Des avancées réelles en matière d'énonciation des droits de l'Homme
Le texte consacre plus de vingt articles à la question. Les principales avancées portent sur l'interdiction tacite de la peine de mort puisque le texte consacre le « droit à la vie » comme étant « le premier droit de tout être humain » et que « la loi protège ce droit ».
Le texte prévoit également :
Le texte organise également des institutions et des mécanismes pour promouvoir et veiller au respect des droits de l'Homme en instituant un Conseil National des Droits de l'Homme et un Médiateur.
Si l'énonciation et l'affirmation de ces droits est certainement une avancée importante, il faut cependant rester vigilant quant aux lois qui devront assurer leur mise en œuvre. En effet, la tentation sera certainement grande chez certains de faire en sorte que les lois de mise en œuvre de ces droits prévoient des mécanismes ou des conditions d'exercice de ces droits tels qu'ils ne seront pas effectifs !
Il sera en effet difficile de faire cesser les réflexes autoritaires et arbitraires de la police et du makhzen, de faire cesser les passe-droits dont ils font régulièrement usage, et de leur faire renoncer à la torture, aux arrestations et détentions arbitraires, aux écoutes illégales etc.

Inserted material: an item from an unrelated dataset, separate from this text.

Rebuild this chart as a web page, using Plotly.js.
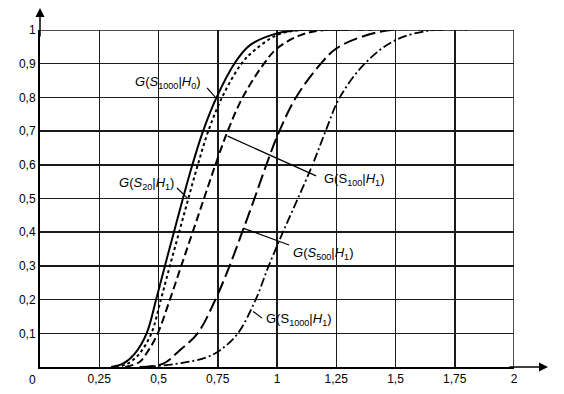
<!DOCTYPE html>
<html>
<head>
<meta charset="utf-8">
<script src="https://cdn.plot.ly/plotly-3.0.1.min.js"></script>
<style>html,body{margin:0;padding:0;background:#fff;}</style>
</head>
<body>
<div id="chart" style="width:564px;height:394px;"></div>
<script>
// Data
const xTickVals = [0.25, 0.5, 0.75, 1, 1.25, 1.5, 1.75, 2];
const xTickText = ["0,25", "0,5", "0,75", "1", "1,25", "1,5", "1,75", "2"];
const yTickVals = [0.1, 0.2, 0.3, 0.4, 0.5, 0.6, 0.7, 0.8, 0.9, 1];
const yTickText = ["0,1", "0,2", "0,3", "0,4", "0,5", "0,6", "0,7", "0,8", "0,9", "1"];

const s1000H0_x = [0.30, 0.35, 0.40, 0.45, 0.49, 0.527, 0.565, 0.603, 0.643, 0.688, 0.745, 0.82, 0.886, 1.00, 1.10, 1.30];
const s1000H0_y = [0, 0.01, 0.04, 0.1, 0.2, 0.3, 0.4, 0.5, 0.6, 0.7, 0.8, 0.9, 0.955, 0.99, 1.0, 1.0];

const s20H1_x = [0.32, 0.37, 0.42, 0.47, 0.51, 0.548, 0.587, 0.626, 0.666, 0.71, 0.768, 0.85, 0.905, 1.00, 1.10, 1.30];
const s20H1_y = [0, 0.01, 0.04, 0.1, 0.2, 0.3, 0.4, 0.5, 0.6, 0.7, 0.8, 0.9, 0.94, 0.985, 1.0, 1.0];

const s100H1_x = [0.36, 0.42, 0.458, 0.497, 0.548, 0.596, 0.644, 0.692, 0.74, 0.792, 0.855, 0.945, 1.00, 1.10, 1.20, 1.40];
const s100H1_y = [0, 0.015, 0.05, 0.1, 0.2, 0.3, 0.4, 0.5, 0.6, 0.7, 0.8, 0.9, 0.945, 0.985, 1.0, 1.0];

const s500H1_x = [0.42, 0.52, 0.59, 0.665, 0.74, 0.80, 0.853, 0.905, 0.955, 1.01, 1.08, 1.185, 1.25, 1.35, 1.48, 1.70];
const s500H1_y = [0, 0.01, 0.05, 0.1, 0.2, 0.3, 0.4, 0.5, 0.6, 0.7, 0.8, 0.9, 0.945, 0.978, 1.0, 1.0];

const s1000H1_x = [0.45, 0.60, 0.70, 0.76, 0.835, 0.91, 0.965, 1.025, 1.088, 1.15, 1.205, 1.265, 1.37, 1.50, 1.66, 1.80];
const s1000H1_y = [0, 0.012, 0.028, 0.05, 0.1, 0.2, 0.3, 0.4, 0.5, 0.6, 0.7, 0.8, 0.9, 0.97, 1.0, 1.0];

const labelTexts = [
  "<i>G</i>(<i>S</i><sub>1000</sub>|<i>H</i><sub>0</sub>)",
  "<i>G</i>(<i>S</i><sub>20</sub>|<i>H</i><sub>1</sub>)",
  "G(S<sub>100</sub>|<i>H</i><sub>1</sub>)",
  "<i>G</i>(<i>S</i><sub>500</sub>|<i>H</i><sub>1</sub>)",
  "G(S<sub>1000</sub>|<i>H</i><sub>1</sub>)"
];
const labelX = [0.540, 0.449, 1.325, 1.196, 1.091];
const labelY = [0.843, 0.546, 0.555, 0.338, 0.142];
// leader lines: [x0, y0, x1, y1]
const leaders = [
  [0.705, 0.828, 0.743, 0.798],
  [0.578, 0.531, 0.622, 0.501],
  [0.792, 0.685, 1.165, 0.567],
  [0.857, 0.412, 1.051, 0.362],
  [0.899, 0.165, 0.937, 0.145]
];

const FONT = "Liberation Sans, Arial, sans-serif";

function curve(x, y, dash, width) {
  return {
    x: x, y: y, type: "scatter", mode: "lines",
    line: {color: "#000", width: width, dash: dash, shape: "spline", smoothing: 1},
    hoverinfo: "skip", showlegend: false, cliponaxis: true
  };
}

const traces = [
  curve(s1000H0_x, s1000H0_y, "solid", 2),
  curve(s20H1_x, s20H1_y, "dot", 2),
  curve(s100H1_x, s100H1_y, "8px,4px", 2),
  curve(s500H1_x, s500H1_y, "14px,5px", 2),
  curve(s1000H1_x, s1000H1_y, "9px,3px,2px,3px", 1.8)
];

const annotations = labelTexts.map((t, i) => ({
  x: labelX[i], y: labelY[i], xref: "x", yref: "y",
  text: t, showarrow: false, font: {family: FONT, size: 13, color: "#000"},
  xanchor: "center", yanchor: "middle"
}));
annotations.push({
  x: 0, y: 0, xref: "paper", yref: "paper", text: "0", showarrow: false,
  xanchor: "right", yanchor: "top", xshift: -2, yshift: -4,
  font: {family: FONT, size: 12, color: "#000"}
});
// axis arrows
annotations.push({
  x: 1.0717, y: 0, xref: "paper", yref: "paper", text: "", showarrow: true,
  ax: -40, ay: 0, arrowhead: 2, arrowsize: 1.2, arrowwidth: 1.5, arrowcolor: "#000"
});
annotations.push({
  x: 0, y: 1.0653, xref: "paper", yref: "paper", text: "", showarrow: true,
  ax: 0, ay: 30, arrowhead: 2, arrowsize: 1.2, arrowwidth: 1.5, arrowcolor: "#000"
});

const shapes = leaders.map(l => ({
  type: "line", xref: "x", yref: "y", x0: l[0], y0: l[1], x1: l[2], y1: l[3],
  line: {color: "#000", width: 1.2}
}));
shapes.push({type: "line", xref: "x", yref: "paper", x0: 2, x1: 2, y0: 0, y1: 1, line: {color: "#111", width: 1.5}});
shapes.push({type: "line", xref: "paper", yref: "y", x0: 0, x1: 1, y0: 1, y1: 1, line: {color: "#111", width: 1.5}});

const layout = {
  width: 564, height: 394,
  margin: {l: 40, r: 50, t: 30, b: 27, pad: 0},
  paper_bgcolor: "#fff", plot_bgcolor: "#fff",
  font: {family: FONT, size: 12, color: "#000"},
  showlegend: false,
  xaxis: {
    range: [0, 2], tickvals: xTickVals, ticktext: xTickText,
    showgrid: true, gridcolor: "#1a1a1a", gridwidth: 1.5,
    zeroline: false, showline: true, linecolor: "#000", linewidth: 2,
    ticks: "", tickfont: {family: FONT, size: 12, color: "#000"}, fixedrange: true
  },
  yaxis: {
    range: [0, 1], tickvals: yTickVals, ticktext: yTickText,
    showgrid: true, gridcolor: "#1a1a1a", gridwidth: 1.5,
    zeroline: false, showline: true, linecolor: "#000", linewidth: 2,
    ticks: "", tickfont: {family: FONT, size: 12, color: "#000"}, fixedrange: true
  },
  annotations: annotations,
  shapes: shapes
};

Plotly.newPlot("chart", traces, layout, {staticPlot: true, displayModeBar: false});
</script>
</body>
</html>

Comment ceux qui ont été les commanditaires et les auteurs de violences, d'arbitraires, de délits d'initier, d'actes de corruptions, qu'ils soient en haut de la pyramide ou en bas de celle-ci, vont, du jour au lendemain, devenir des personnes respectueuses des droits de l'Homme ?
La simple énonciation des droits de l'Homme dans la constitution ne permettra pas de garantir des comportements vertueux.
Le projet de nouvelle constitution apporte par ailleurs trois autres avancées positives :
Un texte qui ne propose pas un régime politique démocratique
Le progrès certain qu'offre ce projet en matière d'énonciation des droits de l'Homme ne doit pas cacher les insuffisances majeures en matière d'institutions et de fonctionnement politiques démocratiques.
Un roi qui continue de gouverner et de disposer de pouvoirs exécutifs exorbitants. Au terme du projet proposé, le roi règne mais gouverne aussi tout en bénéficiant d'une immunité totale puisque sa personne « est inviolable, et respect Lui est dû ».
Ainsi, manifestement, le roi a droit à un respect supérieur à celui dont ont droit les autres marocains. Certes, auparavant se personne était en plus « sacrée », faisant de lui un monarque de droit divin !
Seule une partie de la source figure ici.